Здесь ребятишки, играя в звездолётчиков, с лесенки старой голубятни будут шагать в кабину космического «скадера» – суперкрейсера дальней разведки. Здесь привычный резиновый мячик станет оружием, способным насквозь пробивать неуязвимых манекенов, захвативших Планету. Здесь будут соблюдать неписаный закон, запрещающий собираться впятером, потому что число пять вызывает зловещее Нашествие, когда приходит чёрная туча из железных жуков, горят крыши домов, а молнии убивают людей на улицах.

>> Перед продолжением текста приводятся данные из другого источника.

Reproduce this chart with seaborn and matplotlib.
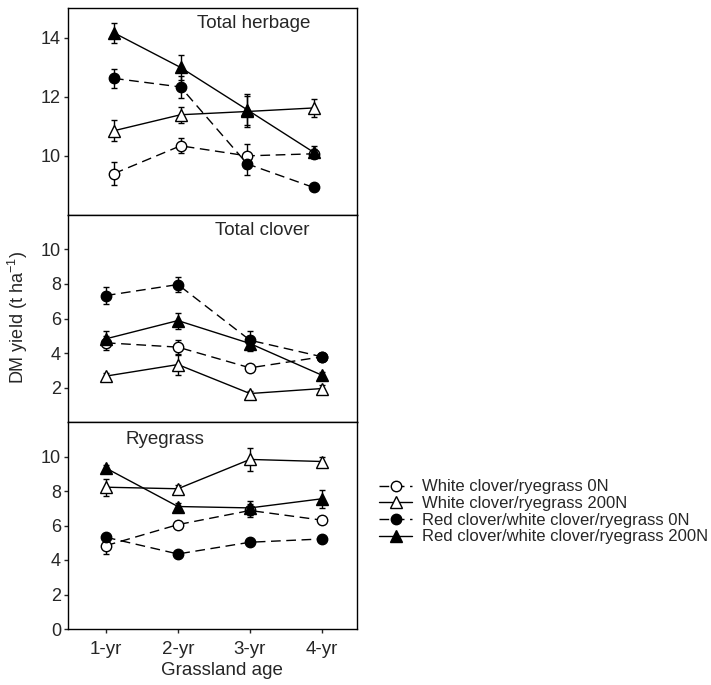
import numpy as np
import pandas as pd
import matplotlib
matplotlib.use("Agg")
import matplotlib.pyplot as plt
import seaborn as sns

ages = ["1-yr", "2-yr", "3-yr", "4-yr"]
series = ["White clover/ryegrass 0N", "White clover/ryegrass 200N",
          "Red clover/white clover/ryegrass 0N", "Red clover/white clover/ryegrass 200N"]

# Total herbage
herb_wc0 = [9.40, 10.34, 10.00, 10.07]
herb_wc200 = [10.85, 11.39, 11.50, 11.62]
herb_rc0 = [12.62, 12.33, 9.73, 8.93]
herb_rc200 = [14.16, 12.99, 11.56, 10.12]
herb_wc0_se = [0.40, 0.25, 0.40, 0.15]
herb_wc200_se = [0.36, 0.27, 0.53, 0.30]
herb_rc0_se = [0.33, 0.36, 0.37, 0.0]
herb_rc200_se = [0.34, 0.42, 0.53, 0.20]

# Total clover
clov_wc0 = [4.59, 4.34, 3.14, 3.78]
clov_wc200 = [2.66, 3.33, 1.65, 1.94]
clov_rc0 = [7.33, 7.97, 4.74, 3.78]
clov_rc200 = [4.82, 5.88, 4.55, 2.71]
clov_wc0_se = [0.40, 0.43, 0.10, 0.10]
clov_wc200_se = [0.20, 0.60, 0.15, 0.20]
clov_rc0_se = [0.50, 0.42, 0.55, 0.10]
clov_rc200_se = [0.48, 0.46, 0.43, 0.20]

# Ryegrass
rye_wc0 = [4.83, 6.05, 6.87, 6.31]
rye_wc200 = [8.22, 8.13, 9.83, 9.71]
rye_rc0 = [5.32, 4.35, 5.03, 5.22]
rye_rc200 = [9.33, 7.10, 7.02, 7.55]
rye_wc0_se = [0.48, 0.20, 0.40, 0.0]
rye_wc200_se = [0.50, 0.20, 0.65, 0.25]
rye_rc0_se = [0.10, 0.10, 0.10, 0.10]
rye_rc200_se = [0.15, 0.20, 0.40, 0.52]

panels = [
    ("Total herbage", [herb_wc0, herb_wc200, herb_rc0, herb_rc200],
     [herb_wc0_se, herb_wc200_se, herb_rc0_se, herb_rc200_se]),
    ("Total clover", [clov_wc0, clov_wc200, clov_rc0, clov_rc200],
     [clov_wc0_se, clov_wc200_se, clov_rc0_se, clov_rc200_se]),
    ("Ryegrass", [rye_wc0, rye_wc200, rye_rc0, rye_rc200],
     [rye_wc0_se, rye_wc200_se, rye_rc0_se, rye_rc200_se]),
]

sns.set_style("ticks")
plt.rcParams['font.family'] = ['Liberation Sans', 'DejaVu Sans']
plt.rcParams['font.size'] = 13
plt.rcParams['mathtext.fontset'] = 'custom'
plt.rcParams['mathtext.rm'] = 'Liberation Sans'
plt.rcParams['mathtext.default'] = 'regular'

styles = [
    dict(marker="o", mfc="white", ls=(0, (7, 4)), ms=7.5),
    dict(marker="^", mfc="white", ls="-", ms=8),
    dict(marker="o", mfc="black", ls=(0, (7, 4)), ms=7.5),
    dict(marker="^", mfc="black", ls="-", ms=8),
]

fig = plt.figure(figsize=(7.11, 6.85), dpi=100)
left, width = 68 / 711, (357 - 68) / 711
tops = [8, 215, 422]
h = 207 / 685
axes = []
for i, t in enumerate(tops):
    ax = fig.add_axes([left, 1 - (t + 207) / 685, width, h])
    axes.append(ax)

x = np.arange(len(ages))
for pi, (title, vals, ses) in enumerate(panels):
    ax = axes[pi]
    for si in range(4):
        st = styles[si]
        df = pd.DataFrame({"x": x, "y": vals[si]})
        ax.errorbar(x, vals[si], yerr=ses[si], fmt="none", ecolor="black",
                    elinewidth=1, capsize=2.5, capthick=1, zorder=2)
        sns.lineplot(data=df, x="x", y="y", ax=ax, color="black", lw=1,
                     linestyle=st["ls"], marker=st["marker"], markersize=st["ms"],
                     markerfacecolor=st["mfc"], markeredgecolor="black",
                     markeredgewidth=1, zorder=3, label=series[si] if pi == 0 else None,
                     legend=False)
    ax.set_xlabel("")
    ax.set_ylabel("")
    for sp in ax.spines.values():
        sp.set_visible(True)
        sp.set_linewidth(1)
        sp.set_color("black")
    ax.tick_params(axis="y", direction="out", length=3, width=1, labelsize=13, pad=2)
    ax.set_xticks(x)
    if pi < 2:
        ax.tick_params(axis="x", length=0, labelbottom=False)
    else:
        ax.set_xticklabels(ages)
        ax.tick_params(axis="x", direction="out", length=3, width=1, labelsize=13.5, pad=5.5)

axes[0].set_xlim(-0.69, 3.65)
axes[1].set_xlim(-0.525, 3.485)
axes[2].set_xlim(-0.525, 3.485)
axes[0].set_ylim(8, 15)
axes[0].set_yticks([10, 12, 14])
axes[1].set_ylim(0, 12)
axes[1].set_yticks([2, 4, 6, 8, 10])
axes[2].set_ylim(0, 12)
axes[2].set_yticks([0, 2, 4, 6, 8, 10])

axes[0].text(0.642, 0.965, "Total herbage", transform=axes[0].transAxes,
             ha="center", va="top", fontsize=13.5)
axes[1].text(0.672, 0.965, "Total clover", transform=axes[1].transAxes,
             ha="center", va="top", fontsize=13.5)
axes[2].text(0.2, 0.955, "Ryegrass", transform=axes[2].transAxes,
             ha="left", va="top", fontsize=13.5)

axes[2].set_xlabel("Grassland age", fontsize=13.5, labelpad=8)
axes[2].xaxis.set_label_coords((222 - 68) / 289, -0.2)
axes[2].xaxis.label.set_va("center")
fig.text(18 / 711, 1 - 318 / 685, "DM yield (t ha$^{-1}$)", rotation=90,
         ha="center", va="center", fontsize=13)

h_, l_ = axes[0].get_legend_handles_labels()
fig.legend(h_, l_, loc="center left", bbox_to_anchor=(379 / 711, 1 - 512 / 685),
           frameon=False, fontsize=12, handlelength=2.0, handletextpad=0.55,
           labelspacing=0.1, borderpad=0, borderaxespad=0)

fig.savefig("out.png", dpi=100)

Мир Великого Кристалла, ещё не названный, возник, пожалуй, к 1977 году – в повести «В ночь большого прилива». В 1982 году была трилогия «Дети синего фламинго», за которую Владислав Петрович получил премию «Аэлита». А потом – дивная и мрачная феерия «Голубятня на жёлтой поляне». Здесь мальчишки изготовляли порох из белоцвета, чтобы взорвать дорогу через миры, по которой ходил инфернальный поезд «Станция Мост – станция Мост». Здесь юные курсанты поднимали в Крепости безнадёжное восстание и прыгали с башни в пропасть, превращаясь в бессмертных ветерков. Здесь бенгальским огнём друзья зажгли из капель своей крови крохотную искру, оказавшуюся галактикой, а клоун-оборотень замогильно упрашивал мальчика: «Геля Травушкин, подари искорку…»
Крапивин писал – и пишет – быстро и много. Его повести первым публиковал журнал «Уральский следопыт», а потом Средне-Уральское издательство издавало их книгами, которые разлетались стотысячными тиражами. Лучшим иллюстратором крапивинских историй стала Евгения Стерлигова. Её рисунки – словно кружевная пена на волне; образы тонконогих глазастых мальчишек слились с прозой Крапивина. Можно говорить, что, подобно типу тургеневской девушки, появился тип крапивинского мальчика. Вообще произошло небывалое: надменные издательства Москвы переиздавали книги Крапивина в том виде, в каком эти книги вышли в Свердловске.